Les solutions que je viens d’évoquer concernent la limitation de notre contribution au réchauffement climatique, mais nous devons être conscients des changements et risques qui ne vont cesser d’augmenter. Ces thématiques sont encore peu traitées aujourd’hui. Nous pouvons par exemple évoquer la problématique des îlots de chaleur urbains : le développement d’espaces verts sur les projets de bâtiments et les aménagements urbains est indispensable pour le rafraîchissement des villes. L’anticipation des inondations est également un sujet émergent que nous devons traiter : les dispositifs de rétention d’eau et d’infiltration doivent être intelligemment conçus dans les aménagements paysagers et nous devons concevoir des projets qui pourront supporter des inondations ponctuelles dans les zones à risques, lorsque les installations de rétention ne seront pas suffisantes. Réaliser les niveaux inférieurs dans des matériaux qui supporteront une immersion et installer les systèmes techniques dans des espaces qui seront épargnés par une éventuelle montée des eaux sont par exemple des pistes de réflexion.

 

SH : Il faudrait promouvoir l’utilisation de ressources et d’énergies locales, quelle serait l’économie circulaire du bâtiment et les expérimentations locales allant dans ce sens ?

EM : On entend de plus en plus parler d’économie circulaire : nous sommes confrontés à un monde où l’on a pris l’habitude de consommer les ressources de façon éphémère. Le secteur du bâtiment produit énormément de déchets dus à un renouvellement extrêmement rapide du stock : nous sommes passés de d’édifices presque éternels à des constructions que l’on détruit parfois au bout d’une dizaine d’années. Je pense notamment aux bâtiments de bureaux dont la durée de vie constatée est de plus en plus courte. Nous devons repenser le modèle classique de l’économie linéaire où les matériaux deviennent déchets et, en les voyant plutôt comme des ressources, travailler à réinjecter les produits obsolètes sur certains bâtiments dans de nouveaux projets, le plus localement possible afin d’éviter les impacts environnementaux liés au transport. L’idéal serait d’avoir une visibilité sur les chantiers de construction ou de déconstruction sur un même territoire, afin de pouvoir relier l’offre et la demande. Nous savons déjà réemployer certains types de matériaux et devons poursuivre les expérimentations afin de généraliser ces pratiques. Nos voisins Belges et Néerlandais sont bien plus en avance que nous sur le sujet, et nous avons beaucoup à apprendre d’eux !

 

SH : Comment construire une ville numérique à visage humain ?

EM : Le numérique a certes de nombreux avantage et permet de concevoir des bâtiments ou services intelligents, mais il faut rester conscient que la multiplication de capteurs, composants électroniques, etc induit un effet contreproductif en impliquant d’autres impacts environnementaux à d’autres moment du cycle de vie des installations.

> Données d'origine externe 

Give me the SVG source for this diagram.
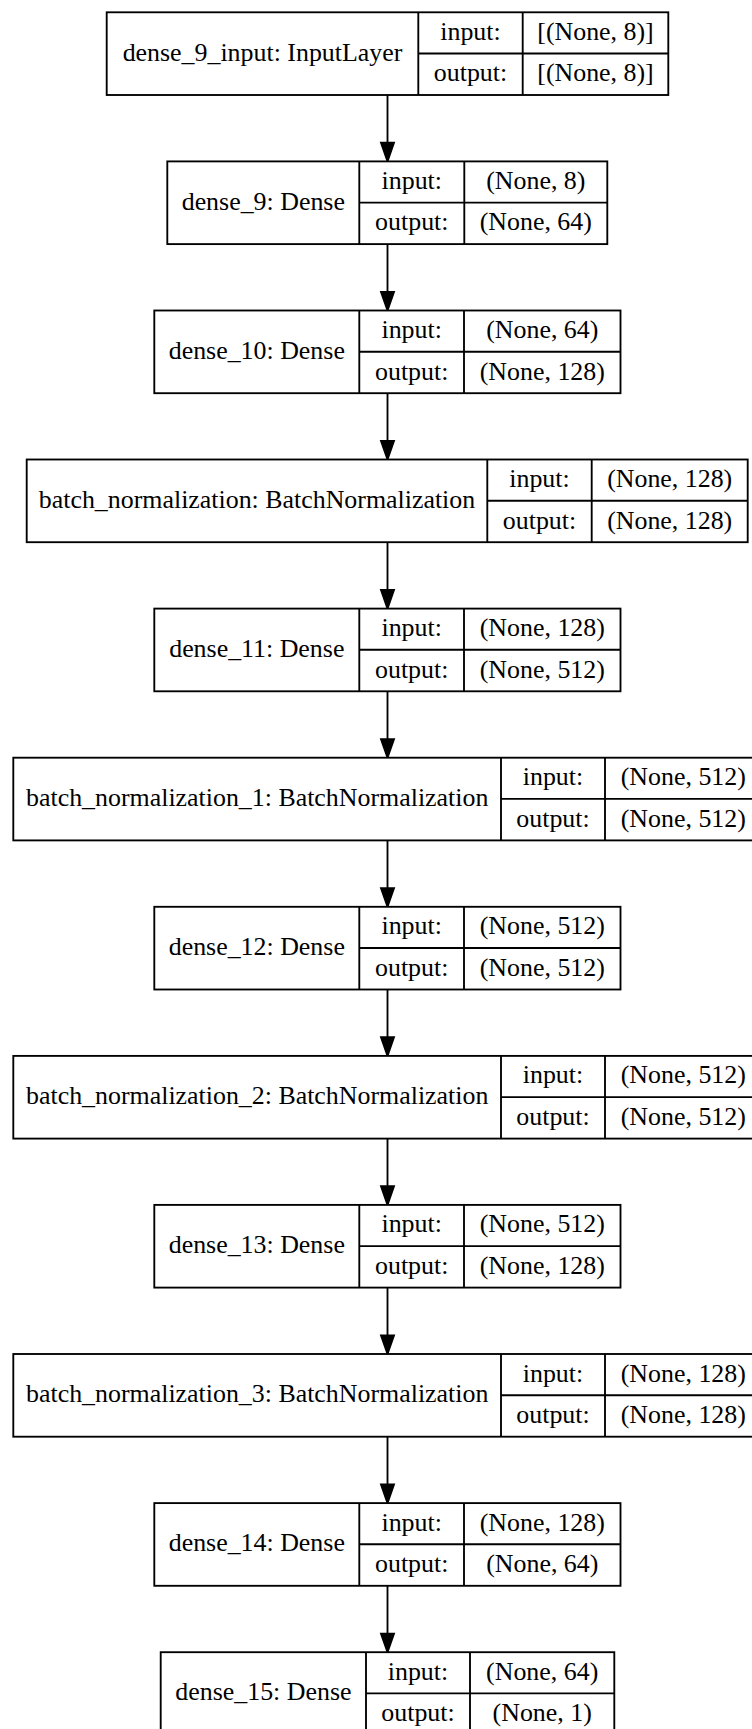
<svg xmlns="http://www.w3.org/2000/svg" width="752" height="1729" viewBox="0 0 752 1729">
<style>
rect{fill:#fff;stroke:#000;stroke-width:1.86}
.d{fill:none;stroke:#000;stroke-width:1.86}
text{font-family:"Liberation Serif","Times New Roman",serif;font-size:25.9px;text-anchor:middle;fill:#000}
.e{stroke:#000;stroke-width:1.86;fill:none}
</style>
<defs>
<marker id="ah" markerUnits="userSpaceOnUse" markerWidth="20" markerHeight="14" refX="0" refY="6.5" orient="auto" overflow="visible">
<path d="M0,0L18.6,6.5L0,13z" fill="#000" stroke="#000" stroke-width="1.86"/>
</marker>
</defs>
<rect x="0" y="0" width="752" height="1729" style="fill:#fff;stroke:none"/>
<g id="edges">
<path class="e" marker-end="url(#ah)" d="M387.5,95V142.8"/>
<path class="e" marker-end="url(#ah)" d="M387.5,244.1V291.9"/>
<path class="e" marker-end="url(#ah)" d="M387.5,393.2V440.9"/>
<path class="e" marker-end="url(#ah)" d="M387.5,542.2V590"/>
<path class="e" marker-end="url(#ah)" d="M387.5,691.3V739.1"/>
<path class="e" marker-end="url(#ah)" d="M387.5,840.4V888.2"/>
<path class="e" marker-end="url(#ah)" d="M387.5,989.5V1037.3"/>
<path class="e" marker-end="url(#ah)" d="M387.5,1138.6V1186.3"/>
<path class="e" marker-end="url(#ah)" d="M387.5,1287.6V1335.4"/>
<path class="e" marker-end="url(#ah)" d="M387.5,1436.7V1484.5"/>
<path class="e" marker-end="url(#ah)" d="M387.5,1585.8V1633.6"/>
</g>
<g id="dense_9_input" transform="translate(0,12.3)">
<rect x="106.7" y="0" width="561.6" height="82.7"/>
<path class="d" d="M418.3,0V82.7M522.7,0V82.7M418.3,41.2H668.3"/>
<text x="262.5" y="48.3">dense_9_input: InputLayer</text>
<text x="470.5" y="27.6">input:</text><text x="470.5" y="69">output:</text>
<text x="595.5" y="27.6">[(None, 8)]</text><text x="595.5" y="69">[(None, 8)]</text>
</g>
<g id="dense_9" transform="translate(0,161.4)">
<rect x="167.3" y="0" width="440" height="82.7"/>
<path class="d" d="M359.3,0V82.7M464.3,0V82.7M359.3,41.2H607.3"/>
<text x="263.3" y="48.3">dense_9: Dense</text>
<text x="411.8" y="27.6">input:</text><text x="411.8" y="69">output:</text>
<text x="535.8" y="27.6">(None, 8)</text><text x="535.8" y="69">(None, 64)</text>
</g>
<g id="dense_10" transform="translate(0,310.5)">
<rect x="154.3" y="0" width="466.2" height="82.7"/>
<path class="d" d="M359.3,0V82.7M464,0V82.7M359.3,41.2H620.5"/>
<text x="256.8" y="48.3">dense_10: Dense</text>
<text x="411.7" y="27.6">input:</text><text x="411.7" y="69">output:</text>
<text x="542.3" y="27.6">(None, 64)</text><text x="542.3" y="69">(None, 128)</text>
</g>
<g id="batch_normalization" transform="translate(0,459.5)">
<rect x="26.7" y="0" width="721" height="82.7"/>
<path class="d" d="M487.3,0V82.7M591.7,0V82.7M487.3,41.2H747.7"/>
<text x="257" y="48.3">batch_normalization: BatchNormalization</text>
<text x="539.5" y="27.6">input:</text><text x="539.5" y="69">output:</text>
<text x="669.7" y="27.6">(None, 128)</text><text x="669.7" y="69">(None, 128)</text>
</g>
<g id="dense_11" transform="translate(0,608.6)">
<rect x="154.3" y="0" width="466.2" height="82.7"/>
<path class="d" d="M359.3,0V82.7M464,0V82.7M359.3,41.2H620.5"/>
<text x="256.8" y="48.3">dense_11: Dense</text>
<text x="411.7" y="27.6">input:</text><text x="411.7" y="69">output:</text>
<text x="542.3" y="27.6">(None, 128)</text><text x="542.3" y="69">(None, 512)</text>
</g>
<g id="batch_normalization_1" transform="translate(0,757.7)">
<rect x="13.3" y="0" width="748.2" height="82.7"/>
<path class="d" d="M501,0V82.7M605,0V82.7M501,41.2H761.5"/>
<text x="257.2" y="48.3">batch_normalization_1: BatchNormalization</text>
<text x="553" y="27.6">input:</text><text x="553" y="69">output:</text>
<text x="683.3" y="27.6">(None, 512)</text><text x="683.3" y="69">(None, 512)</text>
</g>
<g id="dense_12" transform="translate(0,906.8)">
<rect x="154.3" y="0" width="466.2" height="82.7"/>
<path class="d" d="M359.3,0V82.7M464,0V82.7M359.3,41.2H620.5"/>
<text x="256.8" y="48.3">dense_12: Dense</text>
<text x="411.7" y="27.6">input:</text><text x="411.7" y="69">output:</text>
<text x="542.3" y="27.6">(None, 512)</text><text x="542.3" y="69">(None, 512)</text>
</g>
<g id="batch_normalization_2" transform="translate(0,1055.9)">
<rect x="13.3" y="0" width="748.2" height="82.7"/>
<path class="d" d="M501,0V82.7M605,0V82.7M501,41.2H761.5"/>
<text x="257.2" y="48.3">batch_normalization_2: BatchNormalization</text>
<text x="553" y="27.6">input:</text><text x="553" y="69">output:</text>
<text x="683.3" y="27.6">(None, 512)</text><text x="683.3" y="69">(None, 512)</text>
</g>
<g id="dense_13" transform="translate(0,1204.9)">
<rect x="154.3" y="0" width="466.2" height="82.7"/>
<path class="d" d="M359.3,0V82.7M464,0V82.7M359.3,41.2H620.5"/>
<text x="256.8" y="48.3">dense_13: Dense</text>
<text x="411.7" y="27.6">input:</text><text x="411.7" y="69">output:</text>
<text x="542.3" y="27.6">(None, 512)</text><text x="542.3" y="69">(None, 128)</text>
</g>
<g id="batch_normalization_3" transform="translate(0,1354)">
<rect x="13.3" y="0" width="748.2" height="82.7"/>
<path class="d" d="M501,0V82.7M605,0V82.7M501,41.2H761.5"/>
<text x="257.2" y="48.3">batch_normalization_3: BatchNormalization</text>
<text x="553" y="27.6">input:</text><text x="553" y="69">output:</text>
<text x="683.3" y="27.6">(None, 128)</text><text x="683.3" y="69">(None, 128)</text>
</g>
<g id="dense_14" transform="translate(0,1503.1)">
<rect x="154.3" y="0" width="466.2" height="82.7"/>
<path class="d" d="M359.3,0V82.7M464,0V82.7M359.3,41.2H620.5"/>
<text x="256.8" y="48.3">dense_14: Dense</text>
<text x="411.7" y="27.6">input:</text><text x="411.7" y="69">output:</text>
<text x="542.3" y="27.6">(None, 128)</text><text x="542.3" y="69">(None, 64)</text>
</g>
<g id="dense_15" transform="translate(0,1652.2)">
<rect x="160.7" y="0" width="453.6" height="82.7"/>
<path class="d" d="M366,0V82.7M470,0V82.7M366,41.2H614.3"/>
<text x="263.4" y="48.3">dense_15: Dense</text>
<text x="418" y="27.6">input:</text><text x="418" y="69">output:</text>
<text x="542.2" y="27.6">(None, 64)</text><text x="542.2" y="69">(None, 1)</text>
</g>
</svg>
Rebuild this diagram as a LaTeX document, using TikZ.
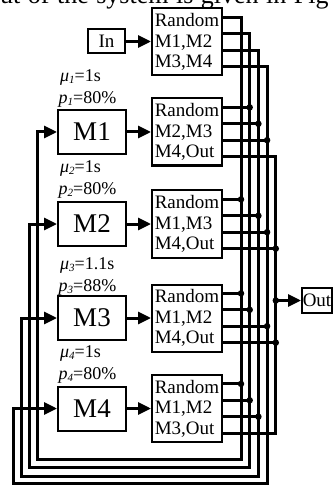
\documentclass[tikz,border=0pt]{standalone}
\usepackage{fontspec}
\setmainfont{Liberation Serif}
\usetikzlibrary{arrows.meta}
\newcommand\lsub[1]{\raisebox{-2.5bp}{\fontsize{11bp}{11bp}\selectfont\itshape #1}}
\begin{document}
\begin{tikzpicture}[x=1bp,y=-1bp,
  wire/.style={line width=3bp},
  box/.style={draw, line width=2bp, inner sep=0pt},
  router/.style={box, minimum width=70bp, minimum height=67bp, align=left, inner xsep=2bp, font=\fontsize{19bp}{20.5bp}\selectfont},
  mach/.style={box, minimum width=68bp, minimum height=44bp, font=\fontsize{27bp}{27bp}\selectfont},
  smallbox/.style={box, font=\fontsize{19bp}{19bp}\selectfont},
  arr/.style={wire, -{Triangle[length=13bp,width=12bp]}},
  jdot/.style={circle, fill, inner sep=0pt, minimum size=6.5bp},
  lab/.style={anchor=west, inner sep=0pt, font=\fontsize{18bp}{18bp}\selectfont},
]
\useasboundingbox (0,0) rectangle (333,485);
\begin{scope}
\clip (0,0) rectangle (333,485);
\node[anchor=base west, inner sep=0pt, font=\fontsize{26bp}{26bp}\selectfont] (toptext) at (0,3.5) {\spaceskip=7.5bp\relax ut of the system is given in Fig};
\end{scope}

% boxes
\node[smallbox, minimum width=37bp, minimum height=24bp] (In) at (106.5,41.5) {In};
\node[router] (R0) at (187,42) {Random\\M1,M2\\M3,M4};
\node[router] (R1) at (187,132) {Random\\M2,M3\\M4,Out};
\node[router] (R2) at (187,224) {Random\\M1,M3\\M4,Out};
\node[router] (R3) at (187,318) {Random\\M1,M2\\M4,Out};
\node[router] (R4) at (187,408.5) {Random\\M1,M2\\M3,Out};
\node[mach] (M1) at (92,132) {M1};
\node[mach] (M2) at (92,224) {M2};
\node[mach] (M3) at (92,318) {M3};
\node[mach] (M4) at (92,408.5) {M4};
\node[smallbox, minimum width=30bp, minimum height=25bp] (Out) at (317,300.5) {Out};

% labels
\node[lab] (mu1) at (60,77) {\textit{μ}\lsub{1}=1s};
\node[lab] (p1) at (58.5,99) {\textit{p}\lsub{1}=80\%};
\node[lab] (mu2) at (60,168) {\textit{μ}\lsub{2}=1s};
\node[lab] (p2) at (58.5,190) {\textit{p}\lsub{2}=80\%};
\node[lab] (mu3) at (60,265) {\textit{μ}\lsub{3}=1.1s};
\node[lab] (p3) at (58.5,287) {\textit{p}\lsub{3}=88\%};
\node[lab] (mu4) at (60,353) {\textit{μ}\lsub{4}=1s};
\node[lab] (p4) at (58.5,375) {\textit{p}\lsub{4}=80\%};

% router outputs
\foreach \r in {0,...,4}{
  \coordinate (R\r o1) at ([yshift=24.6bp]R\r.east);
  \coordinate (R\r o2) at ([yshift=8.2bp]R\r.east);
  \coordinate (R\r o3) at ([yshift=-8.2bp]R\r.east);
  \coordinate (R\r o4) at ([yshift=-24.6bp]R\r.east);
}
% bus coordinates
\coordinate (b1) at (241,459);
\coordinate (b2) at (249.7,467.5);
\coordinate (b3) at (258.4,476);
\coordinate (b4) at (267.1,483);
\coordinate (b5) at (275.8,0);
\coordinate (f1) at (37,459);
\coordinate (f2) at (29,467.5);
\coordinate (f3) at (21,476);
\coordinate (f4) at (13,483);

% feedback buses
\draw[arr] (R0o1) -| (b1) -- (f1) |- (M1.west);
\draw[arr] (R0o2) -| (b2) -- (f2) |- (M2.west);
\draw[arr] (R0o3) -| (b3) -- (f3) |- (M3.west);
\draw[arr] (R0o4) -| (b4) -- (f4) |- (M4.west);
% out bus
\draw[wire] (R1o4) -| (b5 |- R4o4) -- (R4o4);
\draw[arr] (b5 |- Out) -- (Out.west);
\node[jdot] at (b5 |- Out) {};

% junctions
\foreach \r/\o/\b in {1/1/b2,1/2/b3,1/3/b4,2/1/b1,2/2/b3,2/3/b4,2/4/b5,3/1/b1,3/2/b2,3/3/b4,3/4/b5,4/1/b1,4/2/b2,4/3/b3}{
  \draw[wire] (R\r o\o) -- (\b |- R\r o\o);
  \node[jdot] at (\b |- R\r o\o) {};
}

% forward arrows
\draw[arr] (In) -- (R0.west |- In);
\draw[arr] (M1) -- (R1);
\draw[arr] (M2) -- (R2);
\draw[arr] (M3) -- (R3);
\draw[arr] (M4) -- (R4);
\end{tikzpicture}
\end{document}
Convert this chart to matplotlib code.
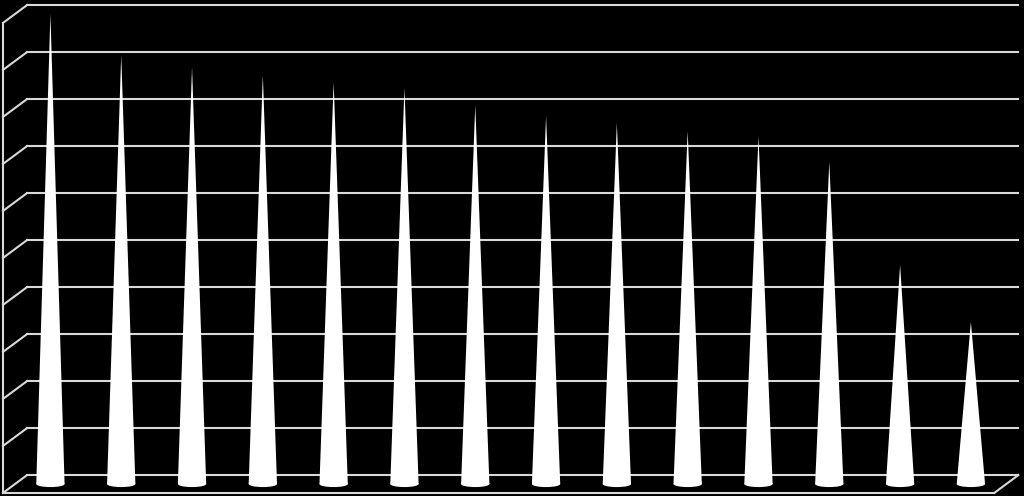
import matplotlib
matplotlib.use("Agg")
import matplotlib.pyplot as plt
import numpy as np
from matplotlib.patches import Polygon, Ellipse

# values read off the cones (axis 0..10, no labels shown)
values = [10.0, 9.13, 8.87, 8.70, 8.55, 8.43, 8.06, 7.83, 7.68, 7.51, 7.40, 6.85, 4.66, 3.45]
gridlines = list(range(0, 11))

n = len(values)
hx, hy = 0.17, 0.19      # half depth offset (x in category units, y in value units)
half_w = 0.2             # cone base half width
line_col = '#d9d9d9'

fig = plt.figure(figsize=(10.24, 4.96), dpi=100, facecolor='black')
ax = fig.add_axes([0, 0, 1, 1])
ax.set_facecolor('black')
ax.set_xlim(-0.712, 13.75)
ax.set_ylim(-0.255, 10.298)
ax.axis('off')

left, right = -0.5, n - 0.5

# back wall + side wall grid
for v in gridlines:
    ax.plot([left + hx, right + hx], [v + hy, v + hy], color=line_col, lw=1.5, zorder=1)
    ax.plot([left - hx, left + hx], [v - hy, v + hy], color=line_col, lw=1.5, zorder=1)

# front left edge
ax.plot([left - hx, left - hx], [-hy, gridlines[-1] - hy], color=line_col, lw=1.5, zorder=1)
# floor
ax.plot([left - hx, right - hx], [-hy, -hy], color=line_col, lw=1.5, zorder=1)
ax.plot([right - hx, right + hx], [-hy, hy], color=line_col, lw=1.5, zorder=1)

# cones
for i, v in enumerate(values):
    cone = Polygon([[i - half_w, 0], [i, v], [i + half_w, 0]], closed=True,
                   facecolor='white', edgecolor='none', zorder=3)
    ax.add_patch(cone)
    base = Ellipse((i, 0), 2 * half_w, 0.13, facecolor='white', edgecolor='none', zorder=3)
    ax.add_patch(base)

fig.savefig('out.png', dpi=100, facecolor='black')
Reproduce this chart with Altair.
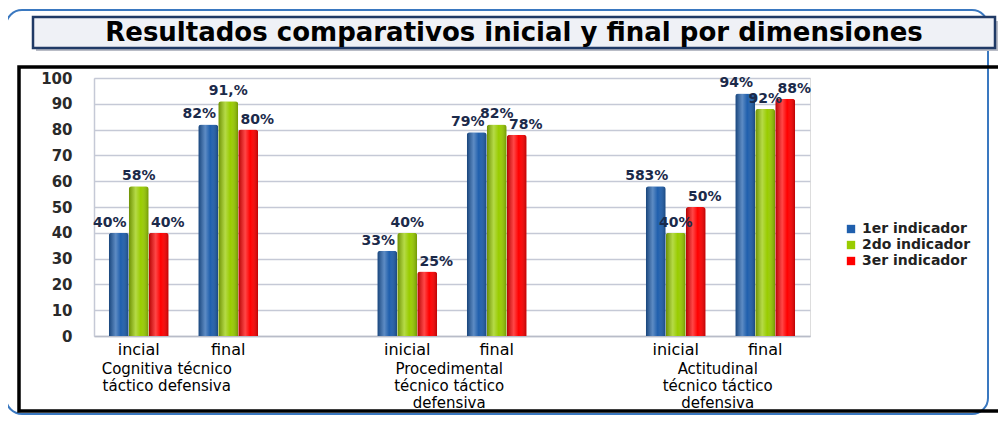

La numérisation doit donc se développer avec parcimonie et intelligence. Dans certains cas la digitalisation excessive va contre le bon sens et contre un côté humain. Tout est question de mesure, et il s’agit de s’adapter au contexte, à l’échelle et aux enjeux de chaque projet afin d’y étudier la pertinence d’outils numériques. Il est important de retenir qu’une bonne conception passe par un maximum de solutions passives et tous les systèmes supplémentaires mis en œuvre doivent rester secondaires.